╔══
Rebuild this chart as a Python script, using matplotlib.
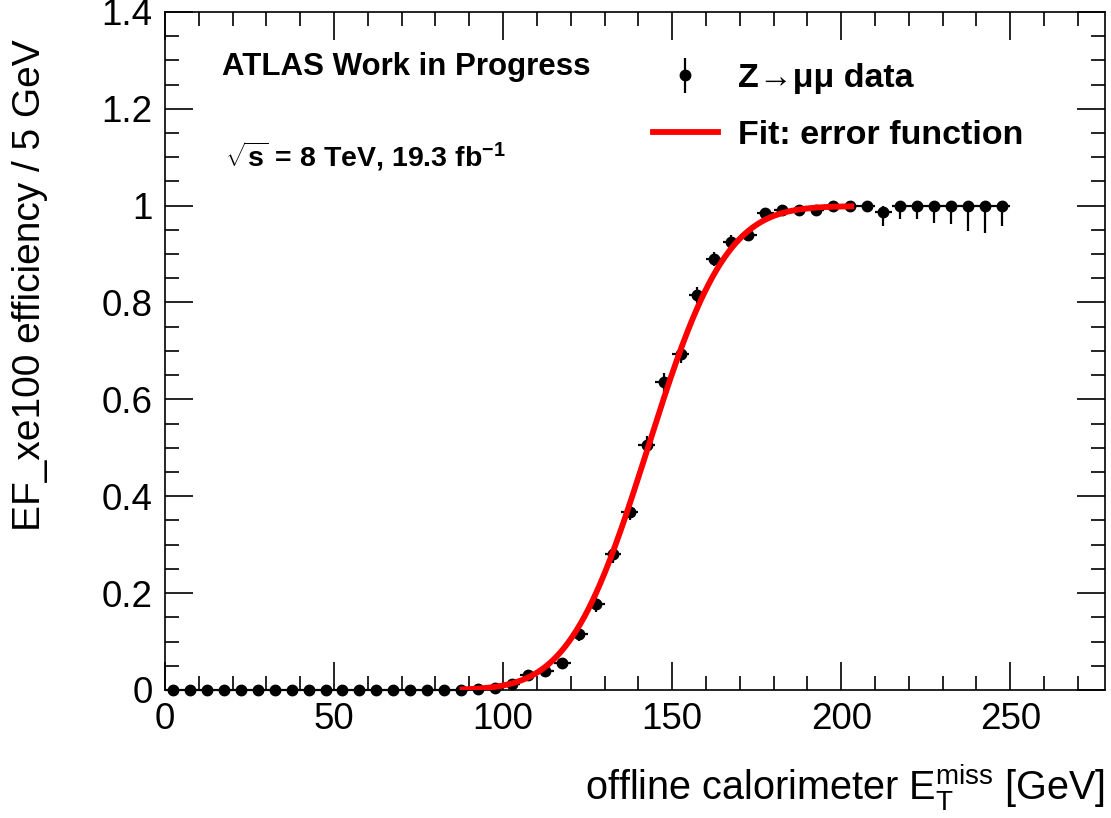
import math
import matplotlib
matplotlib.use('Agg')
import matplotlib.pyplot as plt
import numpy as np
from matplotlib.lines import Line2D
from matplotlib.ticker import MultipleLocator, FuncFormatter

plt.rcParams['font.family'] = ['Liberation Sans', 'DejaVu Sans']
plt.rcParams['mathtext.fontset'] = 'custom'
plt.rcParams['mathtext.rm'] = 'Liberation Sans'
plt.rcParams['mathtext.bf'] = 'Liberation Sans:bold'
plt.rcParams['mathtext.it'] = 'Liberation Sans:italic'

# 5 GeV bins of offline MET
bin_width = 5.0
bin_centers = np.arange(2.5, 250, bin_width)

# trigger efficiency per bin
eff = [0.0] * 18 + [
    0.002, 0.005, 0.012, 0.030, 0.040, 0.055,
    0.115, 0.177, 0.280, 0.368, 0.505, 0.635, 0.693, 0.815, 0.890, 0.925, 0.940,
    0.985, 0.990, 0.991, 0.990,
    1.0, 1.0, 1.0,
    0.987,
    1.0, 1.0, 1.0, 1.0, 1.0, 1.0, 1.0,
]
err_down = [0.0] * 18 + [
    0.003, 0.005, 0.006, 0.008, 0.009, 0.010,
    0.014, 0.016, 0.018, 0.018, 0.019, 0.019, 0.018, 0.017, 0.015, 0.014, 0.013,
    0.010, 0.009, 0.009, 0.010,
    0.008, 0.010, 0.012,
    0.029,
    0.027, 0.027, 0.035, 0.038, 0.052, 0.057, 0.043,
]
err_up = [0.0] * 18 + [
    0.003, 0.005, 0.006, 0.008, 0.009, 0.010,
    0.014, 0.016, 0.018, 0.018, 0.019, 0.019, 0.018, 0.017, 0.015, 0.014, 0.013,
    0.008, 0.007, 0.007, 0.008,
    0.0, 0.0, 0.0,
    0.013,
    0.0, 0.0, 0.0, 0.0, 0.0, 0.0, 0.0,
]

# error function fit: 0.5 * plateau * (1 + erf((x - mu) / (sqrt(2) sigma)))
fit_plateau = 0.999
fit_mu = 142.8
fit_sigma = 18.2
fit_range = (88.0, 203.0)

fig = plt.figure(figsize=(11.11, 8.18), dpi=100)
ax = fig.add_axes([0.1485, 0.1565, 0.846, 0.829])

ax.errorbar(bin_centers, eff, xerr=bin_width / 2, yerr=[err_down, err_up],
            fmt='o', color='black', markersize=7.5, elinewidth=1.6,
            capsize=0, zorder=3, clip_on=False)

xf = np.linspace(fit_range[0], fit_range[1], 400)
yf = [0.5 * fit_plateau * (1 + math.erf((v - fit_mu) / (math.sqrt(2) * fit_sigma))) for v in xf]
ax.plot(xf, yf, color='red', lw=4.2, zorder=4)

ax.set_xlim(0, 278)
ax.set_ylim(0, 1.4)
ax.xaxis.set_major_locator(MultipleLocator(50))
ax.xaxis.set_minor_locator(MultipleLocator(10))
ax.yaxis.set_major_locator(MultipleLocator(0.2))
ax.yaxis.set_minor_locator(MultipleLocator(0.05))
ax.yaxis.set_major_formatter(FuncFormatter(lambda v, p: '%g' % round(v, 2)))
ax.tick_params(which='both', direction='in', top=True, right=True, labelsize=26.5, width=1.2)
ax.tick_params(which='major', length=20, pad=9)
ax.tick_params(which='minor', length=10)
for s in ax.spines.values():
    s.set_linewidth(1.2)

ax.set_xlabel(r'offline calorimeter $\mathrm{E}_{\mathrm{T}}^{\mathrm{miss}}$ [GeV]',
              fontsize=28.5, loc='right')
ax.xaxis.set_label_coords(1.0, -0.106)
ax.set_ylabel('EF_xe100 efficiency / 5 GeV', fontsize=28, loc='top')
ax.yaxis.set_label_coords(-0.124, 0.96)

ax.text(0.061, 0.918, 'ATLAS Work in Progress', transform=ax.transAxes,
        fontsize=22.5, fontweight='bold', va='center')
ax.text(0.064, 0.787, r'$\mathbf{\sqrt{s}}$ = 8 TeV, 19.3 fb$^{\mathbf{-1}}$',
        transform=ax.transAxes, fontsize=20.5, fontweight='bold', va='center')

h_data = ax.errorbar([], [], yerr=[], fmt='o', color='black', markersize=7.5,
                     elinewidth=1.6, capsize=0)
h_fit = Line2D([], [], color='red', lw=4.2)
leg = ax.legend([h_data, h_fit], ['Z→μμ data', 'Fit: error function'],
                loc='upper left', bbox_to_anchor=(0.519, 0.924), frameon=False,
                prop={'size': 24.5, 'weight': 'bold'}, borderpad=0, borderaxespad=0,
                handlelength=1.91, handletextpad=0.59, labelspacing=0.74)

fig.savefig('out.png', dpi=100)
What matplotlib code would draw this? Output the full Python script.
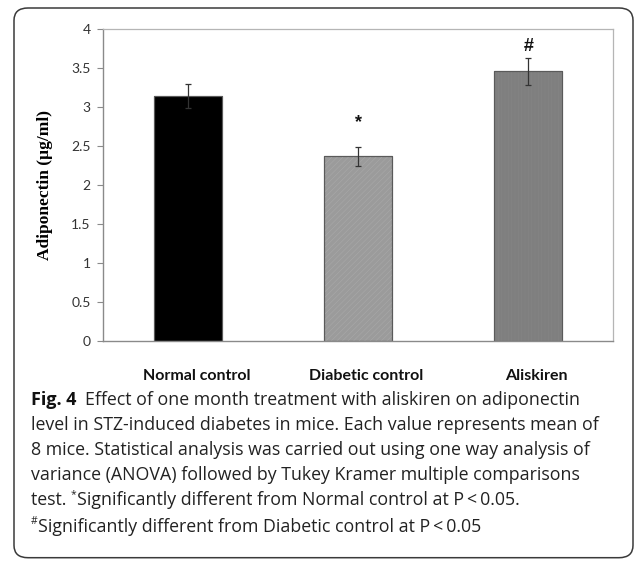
╚══
● Requirements:
Begin with the first line of the records and repeat every line up to the one with "from matplotlib.ticker import", counting that line too. Pictures are not part of the copy.

● Exercise result:
Rebuild this chart as a Python script, using matplotlib.
import math
import matplotlib
matplotlib.use('Agg')
import matplotlib.pyplot as plt
import numpy as np
from matplotlib.lines import Line2D
from matplotlib.ticker import MultipleLocator, FuncFormatter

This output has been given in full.